Recent government guidelines have called for advancing humanoid robots and AI technologies to enhance elder care, as well as developing brain-computer interfaces, exoskeleton robots and muscle suits to assist elderly citizens with declining physical functions.

State media regularly highlights ambitions of rolling out humanoid robots to help older adults with around-the-clock caregiving – perhaps a bid to make more people open to the idea.
Another concern is the state-backed pension system, which many elderly Chinese rely on and predictions suggest could move into deficit as the population ages without more reform.
Here too, the “race between technology advancement and population aging,” could have a bearing, according to Tianzeng Xu, a China analyst with the Economist Intelligence Unit.
If tech progress can significantly boost labor productivity then, in theory, each worker would be able to contribute more to the system even when there are more retirees to support, Xu said.
“Provided the former outpaces the latter by certain margins, the improvement of labor productivity is still possible to keep our pension system afloat.”
But it’s uncertain how exactly all that will play out, not just for a strained pension system, but the economy at large – especially in the latter half of the century when the demographic decline deepens considerably.
“In this race between population decline and productivity increase, China (stays) well ahead until the 2070s when labor force decline is going to be more rapid than productivity increase,” said Hofman, citing projections based on OECD long-term scenarios.
Even still, he added, it’s hard to say how fundamentally new technologies will change work – and “productivity may very well surprise us.”
The other side of that coin is how the high-tech transition will affect the workforce, as making a country more productive doesn’t mean that more people have jobs; it could just mean fewer people do more.
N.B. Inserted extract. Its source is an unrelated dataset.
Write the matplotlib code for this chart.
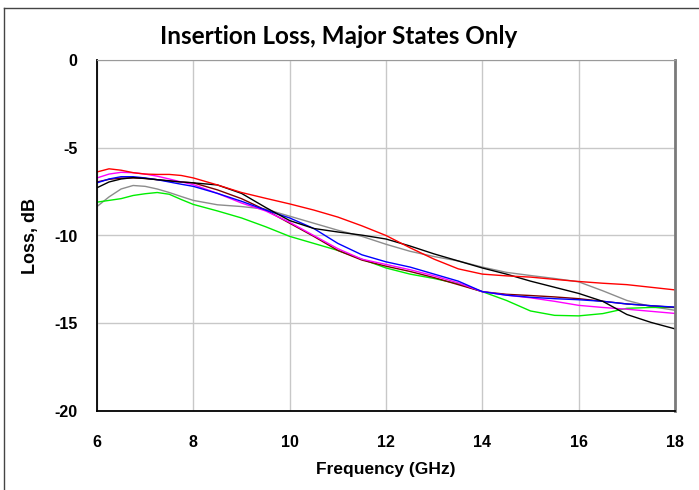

China is already facing a double bind of labor shortages in some sectors and unemployment in others. Even if tech-boosted productivity can stabilize the economy over time, it could first deepen that economic pain.
Estimates for how many workers could be displaced by AI and robots in China vary, but domestic experts have estimated that this tech could affect around 70% of China’s manufacturing sector. Last month, officials said they would roll out a set of policy measures to address the impact of its rapid adoption on jobs.

“The timing issue is very important – in the long term, automation is part of the solution to a smaller workforce. In the short-to-medium term, if not managed well, it risks displacing workers who do not yet have clear alternative opportunities, adding to social and political pressures,” said He in Hong Kong.
Managing this requires a “serious investment in reskilling and upskilling,” so that ordinary workers and technicians can move from repetitive manual work to working with automated systems or moving into higher-value services, he said.
It will also require stronger social security policies to support workers as they change jobs, locations or sectors or face unemployment, He added.
And overall, experts stress automation is just one part of a range of measures besides pro-birth policies that Beijing can take to mitigate the economic and social impact of the deepening demographic shift.
Along with investing in education to give workers better skills, those also include continuing to reform the pension system (which saw the retirement age raised for the first time in 2024) and efforts to keep people in formal work longer, according Philip O’Keefe, a professor at the Centre for Population Ageing Research at Australia’s University of New South Wales.
“While no doubt the very low birth rate will have big implications for society, the decline in total and working age population will happen over time, with time to adjust,” he said.